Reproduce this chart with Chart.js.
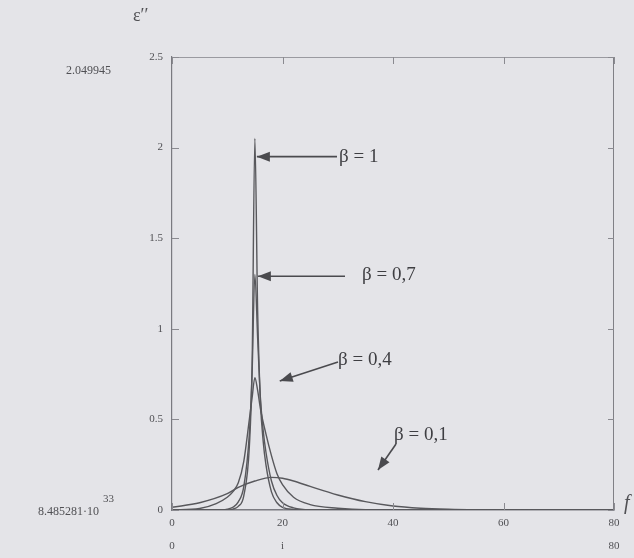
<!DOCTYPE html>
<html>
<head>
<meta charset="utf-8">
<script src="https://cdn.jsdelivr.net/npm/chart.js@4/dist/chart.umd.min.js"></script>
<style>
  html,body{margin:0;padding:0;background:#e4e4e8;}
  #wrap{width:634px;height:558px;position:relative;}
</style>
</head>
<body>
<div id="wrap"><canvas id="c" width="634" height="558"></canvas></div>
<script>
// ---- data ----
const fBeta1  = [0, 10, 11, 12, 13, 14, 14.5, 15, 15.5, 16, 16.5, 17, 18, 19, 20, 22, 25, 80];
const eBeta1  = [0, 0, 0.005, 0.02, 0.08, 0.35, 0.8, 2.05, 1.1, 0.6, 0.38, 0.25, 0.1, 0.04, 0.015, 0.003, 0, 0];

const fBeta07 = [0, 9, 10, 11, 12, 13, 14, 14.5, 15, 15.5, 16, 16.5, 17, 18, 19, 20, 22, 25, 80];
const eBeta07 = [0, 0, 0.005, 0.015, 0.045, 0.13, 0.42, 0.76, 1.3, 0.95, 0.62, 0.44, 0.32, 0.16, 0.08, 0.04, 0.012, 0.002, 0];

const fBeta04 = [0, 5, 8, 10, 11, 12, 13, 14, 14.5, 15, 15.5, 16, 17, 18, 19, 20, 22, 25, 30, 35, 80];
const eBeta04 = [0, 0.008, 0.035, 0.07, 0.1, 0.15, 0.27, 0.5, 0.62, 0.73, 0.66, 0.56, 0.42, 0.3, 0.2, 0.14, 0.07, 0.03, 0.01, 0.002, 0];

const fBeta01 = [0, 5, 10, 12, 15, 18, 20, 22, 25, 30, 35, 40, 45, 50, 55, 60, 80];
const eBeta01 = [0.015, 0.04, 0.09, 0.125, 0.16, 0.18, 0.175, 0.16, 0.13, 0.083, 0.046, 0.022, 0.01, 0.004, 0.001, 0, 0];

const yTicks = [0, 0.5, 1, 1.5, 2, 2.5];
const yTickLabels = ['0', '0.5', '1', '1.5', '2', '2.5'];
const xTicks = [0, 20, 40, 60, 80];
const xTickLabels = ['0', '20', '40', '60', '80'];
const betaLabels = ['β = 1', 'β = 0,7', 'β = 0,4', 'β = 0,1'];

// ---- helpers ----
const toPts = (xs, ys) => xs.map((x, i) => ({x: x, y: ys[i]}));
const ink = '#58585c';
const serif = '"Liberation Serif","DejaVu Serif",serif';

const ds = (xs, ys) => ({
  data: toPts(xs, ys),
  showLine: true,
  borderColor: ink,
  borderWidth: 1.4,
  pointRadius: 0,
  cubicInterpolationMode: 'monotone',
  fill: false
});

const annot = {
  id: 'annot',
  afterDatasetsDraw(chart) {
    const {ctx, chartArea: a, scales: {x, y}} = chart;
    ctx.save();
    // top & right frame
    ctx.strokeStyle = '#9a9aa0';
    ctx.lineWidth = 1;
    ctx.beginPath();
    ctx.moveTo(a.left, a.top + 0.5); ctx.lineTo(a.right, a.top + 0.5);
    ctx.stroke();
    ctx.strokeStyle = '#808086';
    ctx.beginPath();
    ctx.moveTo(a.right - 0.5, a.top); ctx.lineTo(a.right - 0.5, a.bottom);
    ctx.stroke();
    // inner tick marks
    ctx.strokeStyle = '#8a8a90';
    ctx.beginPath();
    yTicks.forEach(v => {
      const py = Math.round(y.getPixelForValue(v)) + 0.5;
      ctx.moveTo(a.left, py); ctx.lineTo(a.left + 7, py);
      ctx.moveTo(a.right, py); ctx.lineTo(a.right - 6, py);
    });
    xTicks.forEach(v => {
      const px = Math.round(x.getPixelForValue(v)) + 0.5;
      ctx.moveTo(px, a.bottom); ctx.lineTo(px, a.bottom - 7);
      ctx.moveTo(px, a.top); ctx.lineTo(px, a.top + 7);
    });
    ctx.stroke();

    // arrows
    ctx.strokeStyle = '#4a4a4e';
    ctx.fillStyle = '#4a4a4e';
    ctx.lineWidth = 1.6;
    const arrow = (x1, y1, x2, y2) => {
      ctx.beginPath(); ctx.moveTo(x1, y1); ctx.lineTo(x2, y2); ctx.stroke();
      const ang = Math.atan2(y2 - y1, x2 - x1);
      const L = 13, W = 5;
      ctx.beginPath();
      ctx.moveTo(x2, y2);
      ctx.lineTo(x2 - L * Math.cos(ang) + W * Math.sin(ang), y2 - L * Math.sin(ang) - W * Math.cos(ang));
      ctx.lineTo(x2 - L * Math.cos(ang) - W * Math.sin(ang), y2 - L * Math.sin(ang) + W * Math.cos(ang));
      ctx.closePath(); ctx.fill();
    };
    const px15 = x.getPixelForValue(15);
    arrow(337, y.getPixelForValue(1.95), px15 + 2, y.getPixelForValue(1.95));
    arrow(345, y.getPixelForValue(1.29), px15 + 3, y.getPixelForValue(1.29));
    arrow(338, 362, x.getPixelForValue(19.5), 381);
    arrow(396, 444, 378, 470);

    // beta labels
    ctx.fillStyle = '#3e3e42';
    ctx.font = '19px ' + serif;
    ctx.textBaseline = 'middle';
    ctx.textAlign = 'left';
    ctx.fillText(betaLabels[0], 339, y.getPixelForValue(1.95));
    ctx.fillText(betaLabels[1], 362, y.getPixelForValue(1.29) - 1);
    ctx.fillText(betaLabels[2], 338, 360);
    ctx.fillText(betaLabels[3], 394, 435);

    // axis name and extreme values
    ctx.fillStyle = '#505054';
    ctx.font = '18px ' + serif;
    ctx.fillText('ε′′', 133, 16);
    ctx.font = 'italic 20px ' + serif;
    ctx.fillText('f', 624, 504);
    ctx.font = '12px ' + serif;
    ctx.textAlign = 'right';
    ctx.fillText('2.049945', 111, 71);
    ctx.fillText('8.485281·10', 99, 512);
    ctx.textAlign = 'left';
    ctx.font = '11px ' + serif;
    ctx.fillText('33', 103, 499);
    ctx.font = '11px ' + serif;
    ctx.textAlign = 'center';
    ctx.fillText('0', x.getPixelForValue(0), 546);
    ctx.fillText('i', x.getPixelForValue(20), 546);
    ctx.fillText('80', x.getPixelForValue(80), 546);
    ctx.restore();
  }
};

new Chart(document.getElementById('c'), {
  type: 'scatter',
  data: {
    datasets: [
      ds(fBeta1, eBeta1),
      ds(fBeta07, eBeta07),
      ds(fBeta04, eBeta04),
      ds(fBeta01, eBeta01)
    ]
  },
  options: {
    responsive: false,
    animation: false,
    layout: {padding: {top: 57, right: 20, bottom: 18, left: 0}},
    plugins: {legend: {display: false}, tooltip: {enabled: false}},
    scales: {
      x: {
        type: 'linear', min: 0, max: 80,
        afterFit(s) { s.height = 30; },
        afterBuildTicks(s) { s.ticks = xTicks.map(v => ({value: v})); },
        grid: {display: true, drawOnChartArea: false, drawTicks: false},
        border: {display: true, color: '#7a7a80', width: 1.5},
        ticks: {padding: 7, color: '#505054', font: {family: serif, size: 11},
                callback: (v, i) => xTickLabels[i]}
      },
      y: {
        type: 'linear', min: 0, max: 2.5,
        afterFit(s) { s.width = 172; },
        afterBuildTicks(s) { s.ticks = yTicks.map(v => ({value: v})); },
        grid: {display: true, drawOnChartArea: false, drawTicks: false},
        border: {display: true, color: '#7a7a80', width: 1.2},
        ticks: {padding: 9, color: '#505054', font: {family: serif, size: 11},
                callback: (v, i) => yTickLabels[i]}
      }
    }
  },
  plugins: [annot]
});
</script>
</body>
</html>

_____

Skipping the pictures, transcribe each line above exactly as it appears.

Reproduce this chart with Chart.js.
<!DOCTYPE html>
<html>
<head>
<meta charset="utf-8">
<script src="https://cdn.jsdelivr.net/npm/chart.js@4/dist/chart.umd.min.js"></script>
<style>
  html,body{margin:0;padding:0;background:#e4e4e8;}
  #wrap{width:634px;height:558px;position:relative;}
</style>
</head>
<body>
<div id="wrap"><canvas id="c" width="634" height="558"></canvas></div>
<script>
// ---- data ----
const fBeta1  = [0, 10, 11, 12, 13, 14, 14.5, 15, 15.5, 16, 16.5, 17, 18, 19, 20, 22, 25, 80];
const eBeta1  = [0, 0, 0.005, 0.02, 0.08, 0.35, 0.8, 2.05, 1.1, 0.6, 0.38, 0.25, 0.1, 0.04, 0.015, 0.003, 0, 0];

const fBeta07 = [0, 9, 10, 11, 12, 13, 14, 14.5, 15, 15.5, 16, 16.5, 17, 18, 19, 20, 22, 25, 80];
const eBeta07 = [0, 0, 0.005, 0.015, 0.045, 0.13, 0.42, 0.76, 1.3, 0.95, 0.62, 0.44, 0.32, 0.16, 0.08, 0.04, 0.012, 0.002, 0];

const fBeta04 = [0, 5, 8, 10, 11, 12, 13, 14, 14.5, 15, 15.5, 16, 17, 18, 19, 20, 22, 25, 30, 35, 80];
const eBeta04 = [0, 0.008, 0.035, 0.07, 0.1, 0.15, 0.27, 0.5, 0.62, 0.73, 0.66, 0.56, 0.42, 0.3, 0.2, 0.14, 0.07, 0.03, 0.01, 0.002, 0];

const fBeta01 = [0, 5, 10, 12, 15, 18, 20, 22, 25, 30, 35, 40, 45, 50, 55, 60, 80];
const eBeta01 = [0.015, 0.04, 0.09, 0.125, 0.16, 0.18, 0.175, 0.16, 0.13, 0.083, 0.046, 0.022, 0.01, 0.004, 0.001, 0, 0];

const yTicks = [0, 0.5, 1, 1.5, 2, 2.5];
const yTickLabels = ['0', '0.5', '1', '1.5', '2', '2.5'];
const xTicks = [0, 20, 40, 60, 80];
const xTickLabels = ['0', '20', '40', '60', '80'];
const betaLabels = ['β = 1', 'β = 0,7', 'β = 0,4', 'β = 0,1'];

// ---- helpers ----
const toPts = (xs, ys) => xs.map((x, i) => ({x: x, y: ys[i]}));
const ink = '#58585c';
const serif = '"Liberation Serif","DejaVu Serif",serif';

const ds = (xs, ys) => ({
  data: toPts(xs, ys),
  showLine: true,
  borderColor: ink,
  borderWidth: 1.4,
  pointRadius: 0,
  cubicInterpolationMode: 'monotone',
  fill: false
});

const annot = {
  id: 'annot',
  afterDatasetsDraw(chart) {
    const {ctx, chartArea: a, scales: {x, y}} = chart;
    ctx.save();
    // top & right frame
    ctx.strokeStyle = '#9a9aa0';
    ctx.lineWidth = 1;
    ctx.beginPath();
    ctx.moveTo(a.left, a.top + 0.5); ctx.lineTo(a.right, a.top + 0.5);
    ctx.stroke();
    ctx.strokeStyle = '#808086';
    ctx.beginPath();
    ctx.moveTo(a.right - 0.5, a.top); ctx.lineTo(a.right - 0.5, a.bottom);
    ctx.stroke();
    // inner tick marks
    ctx.strokeStyle = '#8a8a90';
    ctx.beginPath();
    yTicks.forEach(v => {
      const py = Math.round(y.getPixelForValue(v)) + 0.5;
      ctx.moveTo(a.left, py); ctx.lineTo(a.left + 7, py);
      ctx.moveTo(a.right, py); ctx.lineTo(a.right - 6, py);
    });
    xTicks.forEach(v => {
      const px = Math.round(x.getPixelForValue(v)) + 0.5;
      ctx.moveTo(px, a.bottom); ctx.lineTo(px, a.bottom - 7);
      ctx.moveTo(px, a.top); ctx.lineTo(px, a.top + 7);
    });
    ctx.stroke();

    // arrows
    ctx.strokeStyle = '#4a4a4e';
    ctx.fillStyle = '#4a4a4e';
    ctx.lineWidth = 1.6;
    const arrow = (x1, y1, x2, y2) => {
      ctx.beginPath(); ctx.moveTo(x1, y1); ctx.lineTo(x2, y2); ctx.stroke();
      const ang = Math.atan2(y2 - y1, x2 - x1);
      const L = 13, W = 5;
      ctx.beginPath();
      ctx.moveTo(x2, y2);
      ctx.lineTo(x2 - L * Math.cos(ang) + W * Math.sin(ang), y2 - L * Math.sin(ang) - W * Math.cos(ang));
      ctx.lineTo(x2 - L * Math.cos(ang) - W * Math.sin(ang), y2 - L * Math.sin(ang) + W * Math.cos(ang));
      ctx.closePath(); ctx.fill();
    };
    const px15 = x.getPixelForValue(15);
    arrow(337, y.getPixelForValue(1.95), px15 + 2, y.getPixelForValue(1.95));
    arrow(345, y.getPixelForValue(1.29), px15 + 3, y.getPixelForValue(1.29));
    arrow(338, 362, x.getPixelForValue(19.5), 381);
    arrow(396, 444, 378, 470);

    // beta labels
    ctx.fillStyle = '#3e3e42';
    ctx.font = '19px ' + serif;
    ctx.textBaseline = 'middle';
    ctx.textAlign = 'left';
    ctx.fillText(betaLabels[0], 339, y.getPixelForValue(1.95));
    ctx.fillText(betaLabels[1], 362, y.getPixelForValue(1.29) - 1);
    ctx.fillText(betaLabels[2], 338, 360);
    ctx.fillText(betaLabels[3], 394, 435);

    // axis name and extreme values
    ctx.fillStyle = '#505054';
    ctx.font = '18px ' + serif;
    ctx.fillText('ε′′', 133, 16);
    ctx.font = 'italic 20px ' + serif;
    ctx.fillText('f', 624, 504);
    ctx.font = '12px ' + serif;
    ctx.textAlign = 'right';
    ctx.fillText('2.049945', 111, 71);
    ctx.fillText('8.485281·10', 99, 512);
    ctx.textAlign = 'left';
    ctx.font = '11px ' + serif;
    ctx.fillText('33', 103, 499);
    ctx.font = '11px ' + serif;
    ctx.textAlign = 'center';
    ctx.fillText('0', x.getPixelForValue(0), 546);
    ctx.fillText('i', x.getPixelForValue(20), 546);
    ctx.fillText('80', x.getPixelForValue(80), 546);
    ctx.restore();
  }
};

new Chart(document.getElementById('c'), {
  type: 'scatter',
  data: {
    datasets: [
      ds(fBeta1, eBeta1),
      ds(fBeta07, eBeta07),
      ds(fBeta04, eBeta04),
      ds(fBeta01, eBeta01)
    ]
  },
  options: {
    responsive: false,
    animation: false,
    layout: {padding: {top: 57, right: 20, bottom: 18, left: 0}},
    plugins: {legend: {display: false}, tooltip: {enabled: false}},
    scales: {
      x: {
        type: 'linear', min: 0, max: 80,
        afterFit(s) { s.height = 30; },
        afterBuildTicks(s) { s.ticks = xTicks.map(v => ({value: v})); },
        grid: {display: true, drawOnChartArea: false, drawTicks: false},
        border: {display: true, color: '#7a7a80', width: 1.5},
        ticks: {padding: 7, color: '#505054', font: {family: serif, size: 11},
                callback: (v, i) => xTickLabels[i]}
      },
      y: {
        type: 'linear', min: 0, max: 2.5,
        afterFit(s) { s.width = 172; },
        afterBuildTicks(s) { s.ticks = yTicks.map(v => ({value: v})); },
        grid: {display: true, drawOnChartArea: false, drawTicks: false},
        border: {display: true, color: '#7a7a80', width: 1.2},
        ticks: {padding: 9, color: '#505054', font: {family: serif, size: 11},
                callback: (v, i) => yTickLabels[i]}
      }
    }
  },
  plugins: [annot]
});
</script>
</body>
</html>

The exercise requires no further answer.